** Start RECORDED DATA **

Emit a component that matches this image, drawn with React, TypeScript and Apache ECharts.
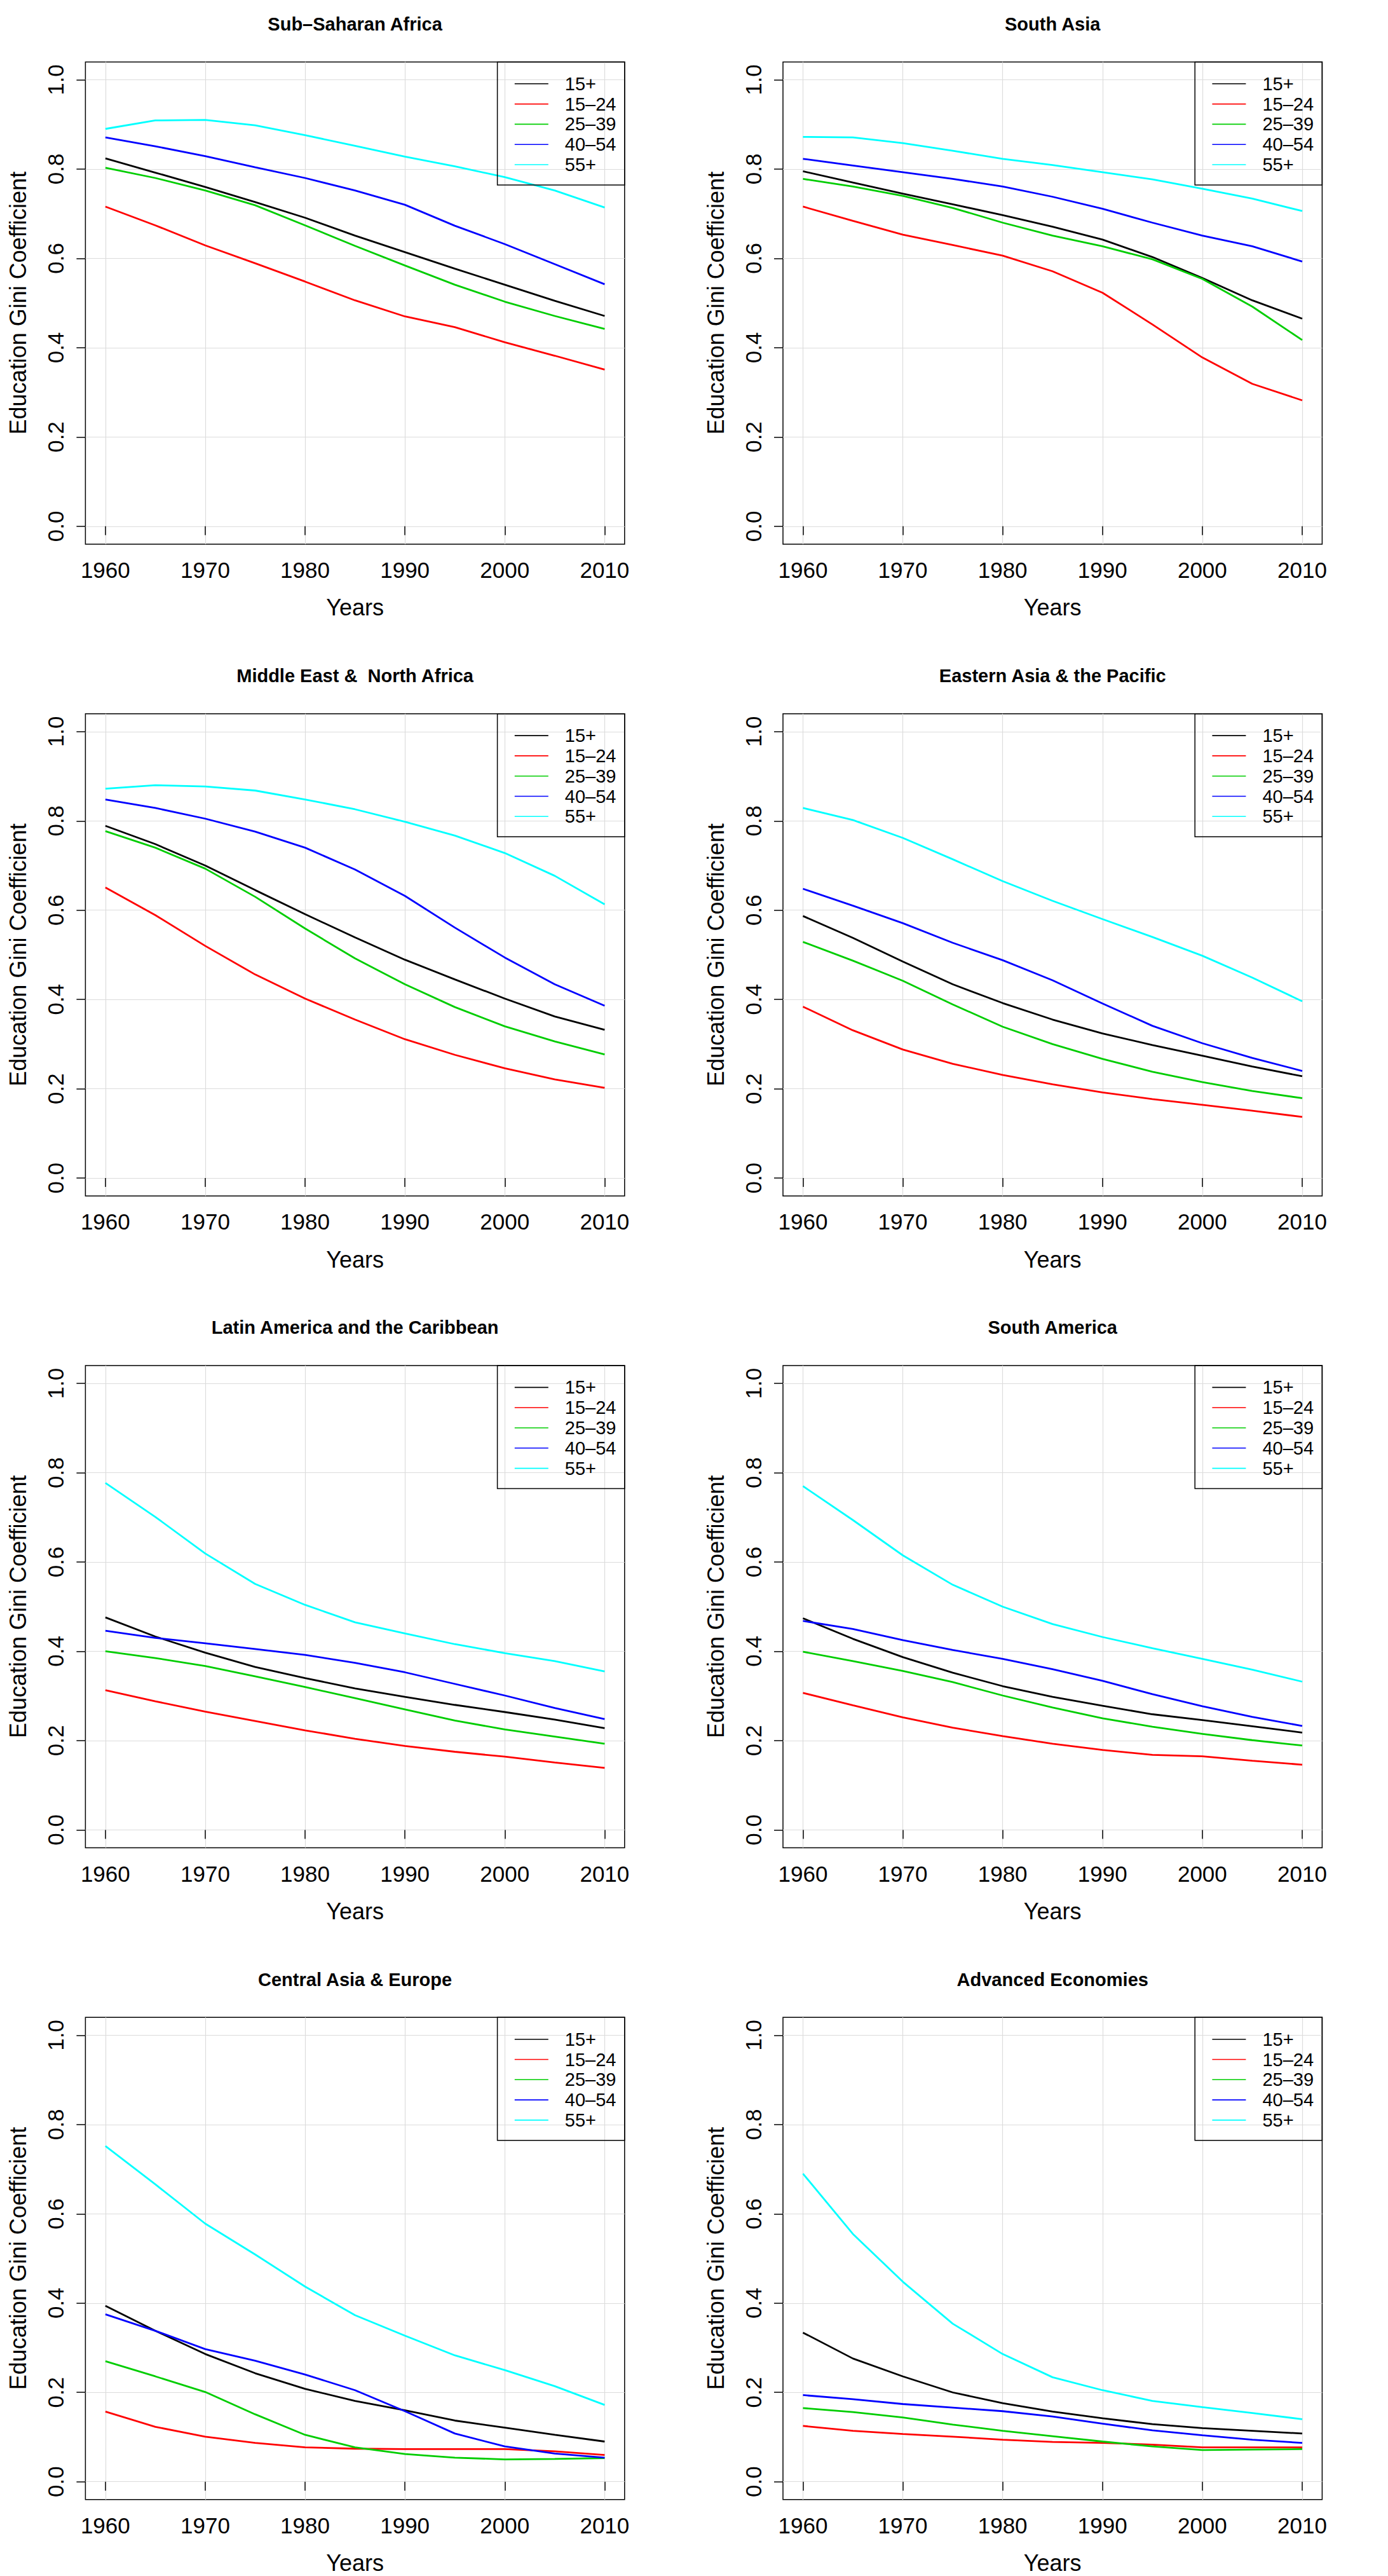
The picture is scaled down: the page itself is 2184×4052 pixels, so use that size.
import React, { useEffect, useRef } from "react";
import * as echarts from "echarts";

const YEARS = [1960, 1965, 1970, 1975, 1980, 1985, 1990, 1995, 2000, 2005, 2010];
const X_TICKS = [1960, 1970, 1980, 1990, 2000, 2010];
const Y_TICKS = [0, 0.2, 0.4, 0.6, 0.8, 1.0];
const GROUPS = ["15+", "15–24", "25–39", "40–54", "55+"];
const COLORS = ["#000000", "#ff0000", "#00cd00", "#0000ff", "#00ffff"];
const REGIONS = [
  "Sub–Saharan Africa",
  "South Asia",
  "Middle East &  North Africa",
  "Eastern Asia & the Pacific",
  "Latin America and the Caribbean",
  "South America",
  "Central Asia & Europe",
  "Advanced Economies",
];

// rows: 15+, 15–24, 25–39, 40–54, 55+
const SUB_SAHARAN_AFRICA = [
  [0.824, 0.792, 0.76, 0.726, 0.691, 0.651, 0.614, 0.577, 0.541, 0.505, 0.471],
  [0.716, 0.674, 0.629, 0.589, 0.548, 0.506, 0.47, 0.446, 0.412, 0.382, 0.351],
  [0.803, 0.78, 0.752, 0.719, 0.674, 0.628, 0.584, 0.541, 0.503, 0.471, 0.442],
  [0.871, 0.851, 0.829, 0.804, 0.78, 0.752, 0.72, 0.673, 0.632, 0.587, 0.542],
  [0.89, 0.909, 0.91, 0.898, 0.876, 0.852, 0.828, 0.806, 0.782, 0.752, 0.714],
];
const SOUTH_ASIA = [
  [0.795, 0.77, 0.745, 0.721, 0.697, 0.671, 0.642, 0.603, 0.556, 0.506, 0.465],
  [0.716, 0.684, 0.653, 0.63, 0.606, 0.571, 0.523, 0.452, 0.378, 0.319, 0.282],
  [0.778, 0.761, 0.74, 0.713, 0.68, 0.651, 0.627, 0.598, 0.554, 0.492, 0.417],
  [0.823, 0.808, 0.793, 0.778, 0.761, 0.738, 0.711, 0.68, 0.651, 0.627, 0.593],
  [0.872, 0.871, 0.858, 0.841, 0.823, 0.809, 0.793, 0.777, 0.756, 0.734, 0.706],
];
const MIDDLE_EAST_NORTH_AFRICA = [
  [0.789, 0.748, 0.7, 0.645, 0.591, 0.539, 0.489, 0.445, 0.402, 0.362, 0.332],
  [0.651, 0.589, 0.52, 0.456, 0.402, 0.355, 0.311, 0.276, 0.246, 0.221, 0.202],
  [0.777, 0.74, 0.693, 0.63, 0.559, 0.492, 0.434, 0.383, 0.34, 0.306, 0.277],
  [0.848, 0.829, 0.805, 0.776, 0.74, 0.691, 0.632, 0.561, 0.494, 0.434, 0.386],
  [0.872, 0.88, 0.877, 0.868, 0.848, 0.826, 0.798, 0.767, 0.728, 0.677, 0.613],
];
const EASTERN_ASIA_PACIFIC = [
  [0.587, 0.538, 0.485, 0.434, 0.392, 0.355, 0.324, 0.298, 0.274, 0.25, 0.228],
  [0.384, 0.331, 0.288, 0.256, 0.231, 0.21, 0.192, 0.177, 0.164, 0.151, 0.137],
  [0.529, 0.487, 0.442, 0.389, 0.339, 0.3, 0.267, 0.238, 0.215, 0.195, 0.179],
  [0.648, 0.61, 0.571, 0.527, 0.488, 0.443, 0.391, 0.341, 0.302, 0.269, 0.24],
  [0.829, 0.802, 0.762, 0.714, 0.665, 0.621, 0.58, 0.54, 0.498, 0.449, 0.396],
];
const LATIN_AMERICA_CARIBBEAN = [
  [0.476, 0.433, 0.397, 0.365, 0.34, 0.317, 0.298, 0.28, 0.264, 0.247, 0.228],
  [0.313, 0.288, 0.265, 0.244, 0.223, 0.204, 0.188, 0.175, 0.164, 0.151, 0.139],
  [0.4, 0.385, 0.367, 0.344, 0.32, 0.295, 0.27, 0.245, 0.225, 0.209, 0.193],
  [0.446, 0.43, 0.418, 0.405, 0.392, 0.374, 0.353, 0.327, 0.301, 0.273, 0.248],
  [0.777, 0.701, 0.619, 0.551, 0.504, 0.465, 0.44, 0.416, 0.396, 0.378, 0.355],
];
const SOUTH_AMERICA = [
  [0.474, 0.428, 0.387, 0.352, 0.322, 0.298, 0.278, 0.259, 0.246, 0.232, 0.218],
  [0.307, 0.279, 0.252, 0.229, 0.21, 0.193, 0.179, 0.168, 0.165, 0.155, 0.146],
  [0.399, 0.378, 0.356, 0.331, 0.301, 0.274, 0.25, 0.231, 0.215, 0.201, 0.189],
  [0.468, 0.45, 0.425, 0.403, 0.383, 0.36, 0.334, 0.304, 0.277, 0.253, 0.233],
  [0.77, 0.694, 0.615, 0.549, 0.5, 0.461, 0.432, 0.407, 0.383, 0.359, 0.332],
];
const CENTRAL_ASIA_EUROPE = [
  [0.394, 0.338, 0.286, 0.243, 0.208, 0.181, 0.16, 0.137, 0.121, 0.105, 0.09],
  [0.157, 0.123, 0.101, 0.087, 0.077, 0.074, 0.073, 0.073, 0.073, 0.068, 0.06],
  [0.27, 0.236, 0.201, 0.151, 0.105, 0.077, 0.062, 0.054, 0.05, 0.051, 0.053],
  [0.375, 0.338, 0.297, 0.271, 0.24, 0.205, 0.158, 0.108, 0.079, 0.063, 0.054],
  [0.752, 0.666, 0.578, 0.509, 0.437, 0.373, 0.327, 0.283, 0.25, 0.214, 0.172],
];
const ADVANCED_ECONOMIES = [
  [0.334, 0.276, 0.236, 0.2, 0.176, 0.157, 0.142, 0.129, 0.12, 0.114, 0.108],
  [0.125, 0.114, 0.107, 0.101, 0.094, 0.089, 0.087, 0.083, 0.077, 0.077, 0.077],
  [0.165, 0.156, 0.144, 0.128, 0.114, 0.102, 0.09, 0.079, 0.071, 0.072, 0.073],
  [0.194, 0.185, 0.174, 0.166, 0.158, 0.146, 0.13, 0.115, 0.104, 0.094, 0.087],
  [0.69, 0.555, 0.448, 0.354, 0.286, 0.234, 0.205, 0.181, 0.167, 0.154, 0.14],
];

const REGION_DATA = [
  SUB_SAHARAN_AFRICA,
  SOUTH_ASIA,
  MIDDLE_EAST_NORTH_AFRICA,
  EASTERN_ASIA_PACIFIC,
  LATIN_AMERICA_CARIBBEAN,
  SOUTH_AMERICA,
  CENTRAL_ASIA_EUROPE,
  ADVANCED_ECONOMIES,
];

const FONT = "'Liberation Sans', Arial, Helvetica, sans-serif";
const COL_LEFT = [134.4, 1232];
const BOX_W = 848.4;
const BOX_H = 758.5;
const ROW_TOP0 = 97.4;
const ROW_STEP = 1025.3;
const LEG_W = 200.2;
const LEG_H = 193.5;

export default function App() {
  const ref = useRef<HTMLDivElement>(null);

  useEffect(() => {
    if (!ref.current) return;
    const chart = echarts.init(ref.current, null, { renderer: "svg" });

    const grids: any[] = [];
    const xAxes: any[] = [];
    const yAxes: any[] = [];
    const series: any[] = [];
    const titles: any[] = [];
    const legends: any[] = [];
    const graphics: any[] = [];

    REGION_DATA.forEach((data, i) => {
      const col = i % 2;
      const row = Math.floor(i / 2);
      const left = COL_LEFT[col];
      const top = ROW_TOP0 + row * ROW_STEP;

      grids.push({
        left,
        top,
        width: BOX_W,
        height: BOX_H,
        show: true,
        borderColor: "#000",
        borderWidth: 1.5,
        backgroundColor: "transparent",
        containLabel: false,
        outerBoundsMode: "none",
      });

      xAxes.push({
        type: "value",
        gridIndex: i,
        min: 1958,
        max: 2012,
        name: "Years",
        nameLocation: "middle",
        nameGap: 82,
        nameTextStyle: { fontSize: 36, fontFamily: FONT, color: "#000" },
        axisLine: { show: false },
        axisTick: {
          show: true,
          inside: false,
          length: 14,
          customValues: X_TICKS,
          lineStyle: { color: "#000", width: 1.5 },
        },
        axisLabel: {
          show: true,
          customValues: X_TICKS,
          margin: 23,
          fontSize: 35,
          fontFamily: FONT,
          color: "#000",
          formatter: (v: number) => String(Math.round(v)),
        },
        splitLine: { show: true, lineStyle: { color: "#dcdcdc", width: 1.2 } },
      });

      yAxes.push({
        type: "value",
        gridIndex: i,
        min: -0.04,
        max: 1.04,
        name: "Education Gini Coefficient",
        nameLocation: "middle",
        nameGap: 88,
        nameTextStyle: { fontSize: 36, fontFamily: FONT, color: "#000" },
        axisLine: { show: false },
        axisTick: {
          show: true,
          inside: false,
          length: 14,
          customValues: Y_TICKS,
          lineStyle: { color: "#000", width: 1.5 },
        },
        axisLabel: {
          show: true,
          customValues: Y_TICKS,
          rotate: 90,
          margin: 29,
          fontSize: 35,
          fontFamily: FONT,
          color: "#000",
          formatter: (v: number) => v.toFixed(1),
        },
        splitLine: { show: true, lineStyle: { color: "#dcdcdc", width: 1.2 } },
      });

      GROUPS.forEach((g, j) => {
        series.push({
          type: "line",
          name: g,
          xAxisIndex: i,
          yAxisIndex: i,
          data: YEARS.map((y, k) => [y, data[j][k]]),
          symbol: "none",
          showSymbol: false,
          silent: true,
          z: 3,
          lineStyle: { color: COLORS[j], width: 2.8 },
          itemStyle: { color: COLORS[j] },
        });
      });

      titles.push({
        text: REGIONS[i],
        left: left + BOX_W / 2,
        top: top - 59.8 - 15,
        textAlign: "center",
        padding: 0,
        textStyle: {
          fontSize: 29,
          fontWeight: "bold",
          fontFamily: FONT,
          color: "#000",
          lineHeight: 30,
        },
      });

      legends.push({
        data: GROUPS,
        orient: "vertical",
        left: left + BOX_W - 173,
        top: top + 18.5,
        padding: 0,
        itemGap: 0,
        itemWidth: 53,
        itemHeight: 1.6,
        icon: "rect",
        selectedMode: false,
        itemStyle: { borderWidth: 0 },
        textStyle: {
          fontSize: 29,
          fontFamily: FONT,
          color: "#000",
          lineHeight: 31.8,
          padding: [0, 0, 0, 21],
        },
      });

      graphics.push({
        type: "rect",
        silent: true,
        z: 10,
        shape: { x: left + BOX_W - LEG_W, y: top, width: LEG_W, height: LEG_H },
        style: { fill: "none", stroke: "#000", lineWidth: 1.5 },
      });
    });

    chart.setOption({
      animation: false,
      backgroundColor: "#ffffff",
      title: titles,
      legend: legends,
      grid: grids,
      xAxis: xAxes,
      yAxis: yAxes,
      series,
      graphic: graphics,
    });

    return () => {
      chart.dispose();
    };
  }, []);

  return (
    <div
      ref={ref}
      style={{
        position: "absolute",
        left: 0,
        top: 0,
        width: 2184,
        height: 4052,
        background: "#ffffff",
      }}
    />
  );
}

** End RECORDED DATA **

DIRECTIONS:
Write out nothing but the lines from the start of the data through the line with "import * as". Leave out the pictures.

FINAL ANSWER:
Emit a component that matches this image, drawn with React, TypeScript and Apache ECharts.
The picture is scaled down: the page itself is 2184×4052 pixels, so use that size.
import React, { useEffect, useRef } from "react";
import * as echarts from "echarts";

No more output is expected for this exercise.